Working from Isaac Marion’s young-adult novel, writer-director Jonathan Levine has created the film, which is a saga* of an undead sensitive* guy who falls for a human girl.
Nicholas Hoult plays R — he can’t remember his full name, or anything else about his previous life — and Teresa Palmer plays Julie, whose meet-cute* involves a shoot-’em-up* that ends badly for Julie’s boyfriend (Dave Franco).
It’s been eight years since a plague* hit humankind. Corpses, R’s kind, eat what’s left of the living. A more extreme* kind called Boneys — skeletal creatures — will eat anything, including corpses.

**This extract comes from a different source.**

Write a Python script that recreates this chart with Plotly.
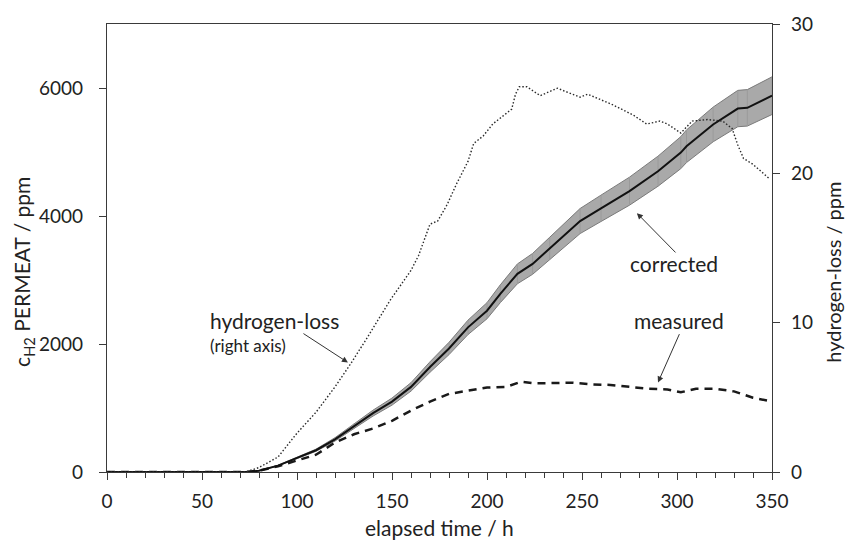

Julie helps defend the humans’ walled-off Green Zone as a member of the militia* organized by her father (John Malkovich). She ends up on the other side of the wall after a smitten* R saves her from his fellow corpses and spirits* her back to his home, an abandoned airport.
In the jet that R has turned into a collector’s paradise of retro* stuff, the two look at each other and try to talk. R quickly remembers how to talk in human language. Before long they are enjoying old songs together.
As the two form a special relationship in their struggle for survival, R becomes increasingly more human — setting off an exciting, romantic, and often comical* chain of events that begins to change the other zombies and even the whole lifeless world.
Cinematographer Javier Aguirresarobe uses wide screen, long shots and a blue-gray palette* to create the wasteland atmosphere. Flavorful song choices aside, the music score is sentimental*. (SD-Agencies)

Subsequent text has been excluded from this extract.